■ What you will do: Everything in the data should be repeated exactly, save for the images.

──────

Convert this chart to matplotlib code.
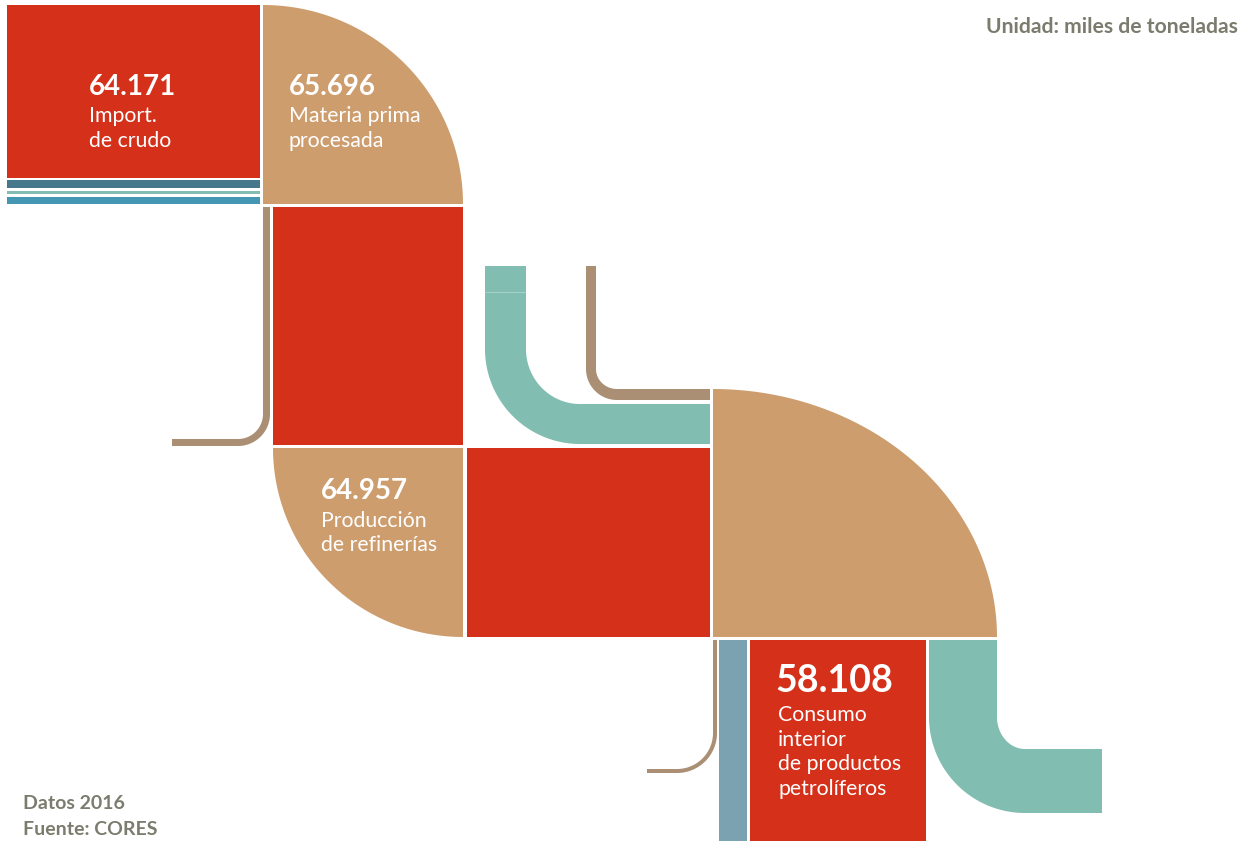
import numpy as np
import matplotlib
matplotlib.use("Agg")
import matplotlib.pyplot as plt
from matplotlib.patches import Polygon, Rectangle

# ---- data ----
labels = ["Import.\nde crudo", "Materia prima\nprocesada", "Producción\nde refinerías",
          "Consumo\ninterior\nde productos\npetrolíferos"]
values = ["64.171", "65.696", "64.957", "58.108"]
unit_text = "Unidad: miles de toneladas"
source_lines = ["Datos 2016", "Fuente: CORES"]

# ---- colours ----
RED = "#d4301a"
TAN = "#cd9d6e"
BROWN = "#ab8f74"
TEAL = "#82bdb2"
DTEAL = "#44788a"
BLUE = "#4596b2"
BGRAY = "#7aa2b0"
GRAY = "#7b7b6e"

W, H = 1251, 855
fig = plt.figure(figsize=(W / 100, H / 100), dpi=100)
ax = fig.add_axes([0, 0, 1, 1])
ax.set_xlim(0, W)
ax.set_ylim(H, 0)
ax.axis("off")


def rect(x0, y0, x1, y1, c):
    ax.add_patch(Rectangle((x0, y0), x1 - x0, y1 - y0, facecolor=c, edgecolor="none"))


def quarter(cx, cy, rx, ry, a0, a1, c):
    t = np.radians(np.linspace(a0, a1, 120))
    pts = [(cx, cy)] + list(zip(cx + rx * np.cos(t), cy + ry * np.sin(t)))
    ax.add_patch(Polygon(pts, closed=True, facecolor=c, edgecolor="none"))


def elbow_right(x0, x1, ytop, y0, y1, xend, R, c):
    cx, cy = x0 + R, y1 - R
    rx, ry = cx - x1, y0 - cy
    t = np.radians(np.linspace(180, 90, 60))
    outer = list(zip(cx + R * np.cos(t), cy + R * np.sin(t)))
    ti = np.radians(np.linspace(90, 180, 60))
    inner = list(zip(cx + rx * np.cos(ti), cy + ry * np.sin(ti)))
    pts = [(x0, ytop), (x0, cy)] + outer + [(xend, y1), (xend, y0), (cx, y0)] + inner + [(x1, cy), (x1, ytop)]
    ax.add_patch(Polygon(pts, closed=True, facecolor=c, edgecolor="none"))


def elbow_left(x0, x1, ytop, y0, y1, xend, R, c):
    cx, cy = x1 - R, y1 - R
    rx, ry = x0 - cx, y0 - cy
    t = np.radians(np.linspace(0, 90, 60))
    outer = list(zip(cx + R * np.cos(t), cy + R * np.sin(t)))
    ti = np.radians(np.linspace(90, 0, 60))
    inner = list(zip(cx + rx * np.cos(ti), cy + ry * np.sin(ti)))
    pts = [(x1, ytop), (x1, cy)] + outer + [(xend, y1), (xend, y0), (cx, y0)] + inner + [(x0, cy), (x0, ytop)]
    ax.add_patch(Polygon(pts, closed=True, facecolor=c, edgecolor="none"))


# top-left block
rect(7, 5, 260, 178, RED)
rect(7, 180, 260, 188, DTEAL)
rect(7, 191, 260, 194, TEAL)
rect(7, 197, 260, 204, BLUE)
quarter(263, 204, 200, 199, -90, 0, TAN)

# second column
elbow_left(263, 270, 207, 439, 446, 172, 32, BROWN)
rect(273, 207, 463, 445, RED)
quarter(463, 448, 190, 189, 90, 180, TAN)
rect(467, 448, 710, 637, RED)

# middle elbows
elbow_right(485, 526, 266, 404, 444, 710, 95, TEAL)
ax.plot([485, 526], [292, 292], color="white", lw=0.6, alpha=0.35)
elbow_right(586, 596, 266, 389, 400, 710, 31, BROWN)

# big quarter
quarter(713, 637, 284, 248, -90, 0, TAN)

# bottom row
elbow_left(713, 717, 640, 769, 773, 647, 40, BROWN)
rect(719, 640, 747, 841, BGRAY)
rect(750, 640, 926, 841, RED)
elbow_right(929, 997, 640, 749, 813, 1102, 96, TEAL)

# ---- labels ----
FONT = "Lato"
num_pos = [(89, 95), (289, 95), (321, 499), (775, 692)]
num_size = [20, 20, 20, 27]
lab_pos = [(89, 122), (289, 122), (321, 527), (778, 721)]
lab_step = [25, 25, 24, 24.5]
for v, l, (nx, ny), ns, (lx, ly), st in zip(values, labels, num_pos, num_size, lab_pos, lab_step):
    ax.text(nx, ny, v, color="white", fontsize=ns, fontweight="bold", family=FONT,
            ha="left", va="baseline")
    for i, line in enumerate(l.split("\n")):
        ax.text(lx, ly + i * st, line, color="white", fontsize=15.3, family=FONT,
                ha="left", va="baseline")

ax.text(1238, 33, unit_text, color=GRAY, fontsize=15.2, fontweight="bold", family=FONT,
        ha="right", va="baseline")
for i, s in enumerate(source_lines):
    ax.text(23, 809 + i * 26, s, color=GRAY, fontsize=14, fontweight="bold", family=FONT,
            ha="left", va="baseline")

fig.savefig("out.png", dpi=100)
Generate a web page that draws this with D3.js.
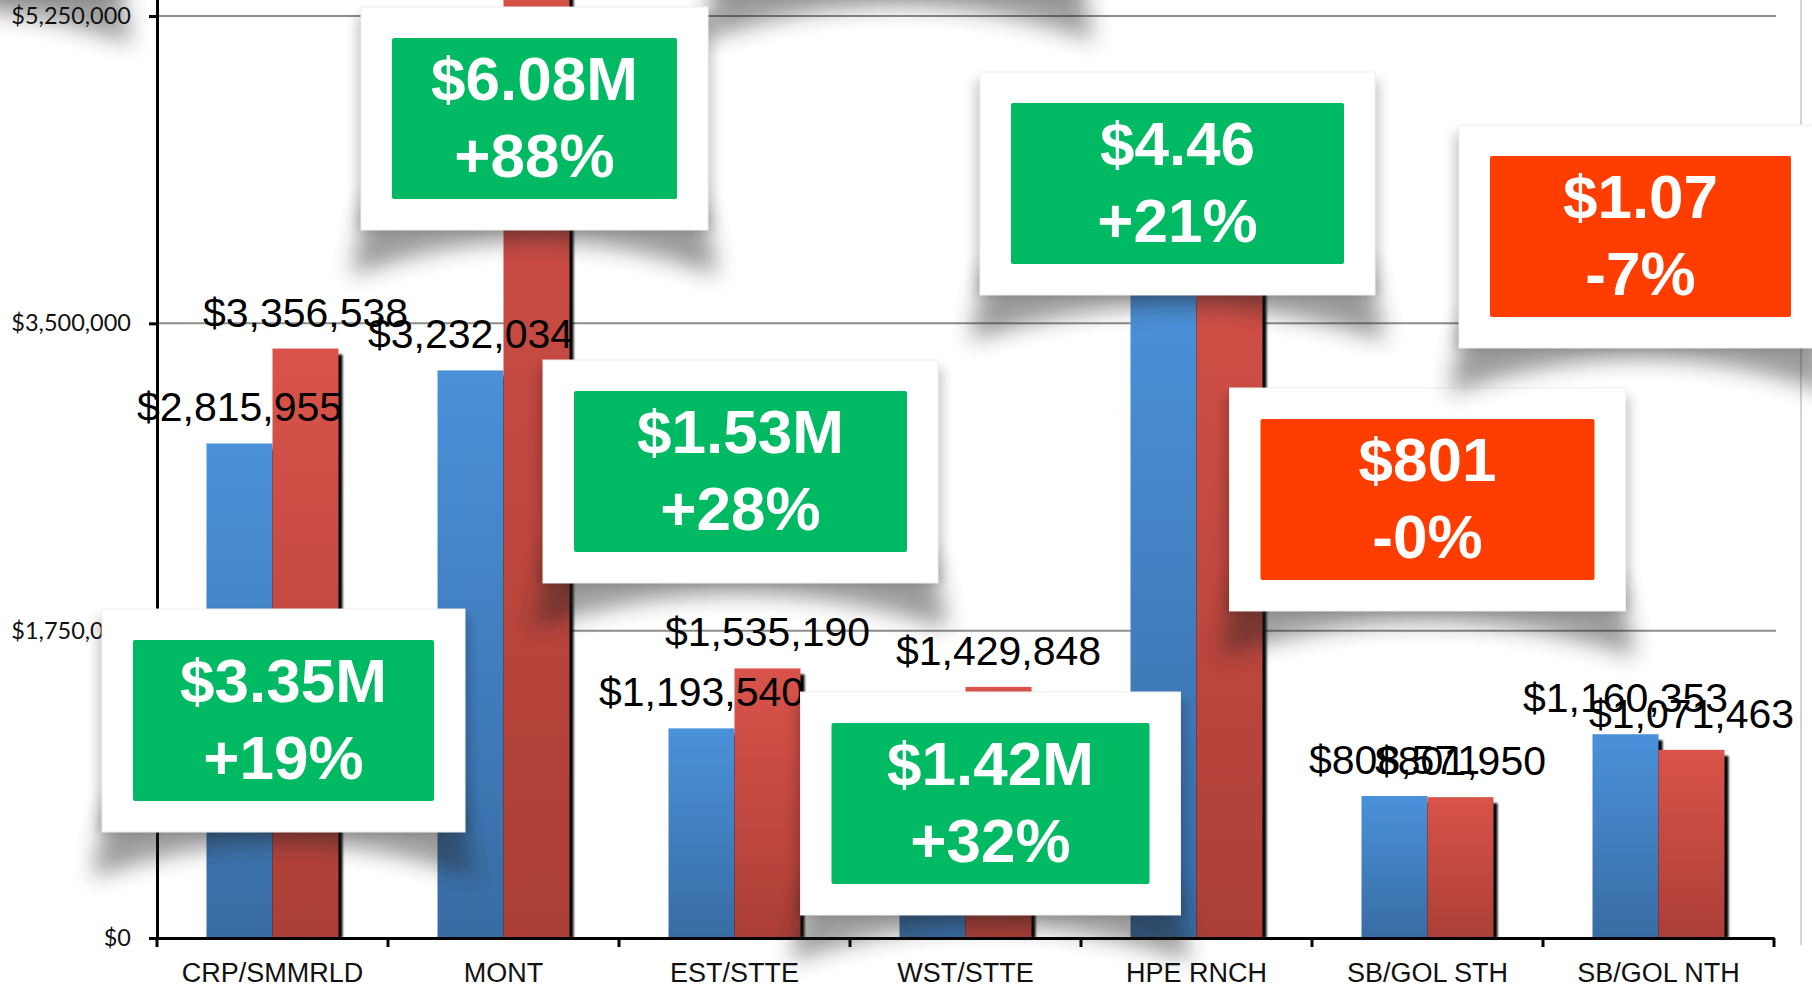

──────

■ Exercise response:
Convert this chart to matplotlib code.
import numpy as np
import matplotlib
matplotlib.use("Agg")
import matplotlib.pyplot as plt
from matplotlib.patches import Polygon, Rectangle

# ---- data ----
labels = ["Import.\nde crudo", "Materia prima\nprocesada", "Producción\nde refinerías",
          "Consumo\ninterior\nde productos\npetrolíferos"]
values = ["64.171", "65.696", "64.957", "58.108"]
unit_text = "Unidad: miles de toneladas"
source_lines = ["Datos 2016", "Fuente: CORES"]

# ---- colours ----
RED = "#d4301a"
TAN = "#cd9d6e"
BROWN = "#ab8f74"
TEAL = "#82bdb2"
DTEAL = "#44788a"
BLUE = "#4596b2"
BGRAY = "#7aa2b0"
GRAY = "#7b7b6e"

W, H = 1251, 855
fig = plt.figure(figsize=(W / 100, H / 100), dpi=100)
ax = fig.add_axes([0, 0, 1, 1])
ax.set_xlim(0, W)
ax.set_ylim(H, 0)
ax.axis("off")


def rect(x0, y0, x1, y1, c):
    ax.add_patch(Rectangle((x0, y0), x1 - x0, y1 - y0, facecolor=c, edgecolor="none"))


def quarter(cx, cy, rx, ry, a0, a1, c):
    t = np.radians(np.linspace(a0, a1, 120))
    pts = [(cx, cy)] + list(zip(cx + rx * np.cos(t), cy + ry * np.sin(t)))
    ax.add_patch(Polygon(pts, closed=True, facecolor=c, edgecolor="none"))


def elbow_right(x0, x1, ytop, y0, y1, xend, R, c):
    cx, cy = x0 + R, y1 - R
    rx, ry = cx - x1, y0 - cy
    t = np.radians(np.linspace(180, 90, 60))
    outer = list(zip(cx + R * np.cos(t), cy + R * np.sin(t)))
    ti = np.radians(np.linspace(90, 180, 60))
    inner = list(zip(cx + rx * np.cos(ti), cy + ry * np.sin(ti)))
    pts = [(x0, ytop), (x0, cy)] + outer + [(xend, y1), (xend, y0), (cx, y0)] + inner + [(x1, cy), (x1, ytop)]
    ax.add_patch(Polygon(pts, closed=True, facecolor=c, edgecolor="none"))


def elbow_left(x0, x1, ytop, y0, y1, xend, R, c):
    cx, cy = x1 - R, y1 - R
    rx, ry = x0 - cx, y0 - cy
    t = np.radians(np.linspace(0, 90, 60))
    outer = list(zip(cx + R * np.cos(t), cy + R * np.sin(t)))
    ti = np.radians(np.linspace(90, 0, 60))
    inner = list(zip(cx + rx * np.cos(ti), cy + ry * np.sin(ti)))
    pts = [(x1, ytop), (x1, cy)] + outer + [(xend, y1), (xend, y0), (cx, y0)] + inner + [(x0, cy), (x0, ytop)]
    ax.add_patch(Polygon(pts, closed=True, facecolor=c, edgecolor="none"))


# top-left block
rect(7, 5, 260, 178, RED)
rect(7, 180, 260, 188, DTEAL)
rect(7, 191, 260, 194, TEAL)
rect(7, 197, 260, 204, BLUE)
quarter(263, 204, 200, 199, -90, 0, TAN)

# second column
elbow_left(263, 270, 207, 439, 446, 172, 32, BROWN)
rect(273, 207, 463, 445, RED)
quarter(463, 448, 190, 189, 90, 180, TAN)
rect(467, 448, 710, 637, RED)

# middle elbows
elbow_right(485, 526, 266, 404, 444, 710, 95, TEAL)
ax.plot([485, 526], [292, 292], color="white", lw=0.6, alpha=0.35)
elbow_right(586, 596, 266, 389, 400, 710, 31, BROWN)

# big quarter
quarter(713, 637, 284, 248, -90, 0, TAN)

# bottom row
elbow_left(713, 717, 640, 769, 773, 647, 40, BROWN)
rect(719, 640, 747, 841, BGRAY)
rect(750, 640, 926, 841, RED)
elbow_right(929, 997, 640, 749, 813, 1102, 96, TEAL)

# ---- labels ----
FONT = "Lato"
num_pos = [(89, 95), (289, 95), (321, 499), (775, 692)]
num_size = [20, 20, 20, 27]
lab_pos = [(89, 122), (289, 122), (321, 527), (778, 721)]
lab_step = [25, 25, 24, 24.5]
for v, l, (nx, ny), ns, (lx, ly), st in zip(values, labels, num_pos, num_size, lab_pos, lab_step):
    ax.text(nx, ny, v, color="white", fontsize=ns, fontweight="bold", family=FONT,
            ha="left", va="baseline")
    for i, line in enumerate(l.split("\n")):
        ax.text(lx, ly + i * st, line, color="white", fontsize=15.3, family=FONT,
                ha="left", va="baseline")

ax.text(1238, 33, unit_text, color=GRAY, fontsize=15.2, fontweight="bold", family=FONT,
        ha="right", va="baseline")
for i, s in enumerate(source_lines):
    ax.text(23, 809 + i * 26, s, color=GRAY, fontsize=14, fontweight="bold", family=FONT,
            ha="left", va="baseline")

fig.savefig("out.png", dpi=100)
Generate a web page that draws this with D3.js.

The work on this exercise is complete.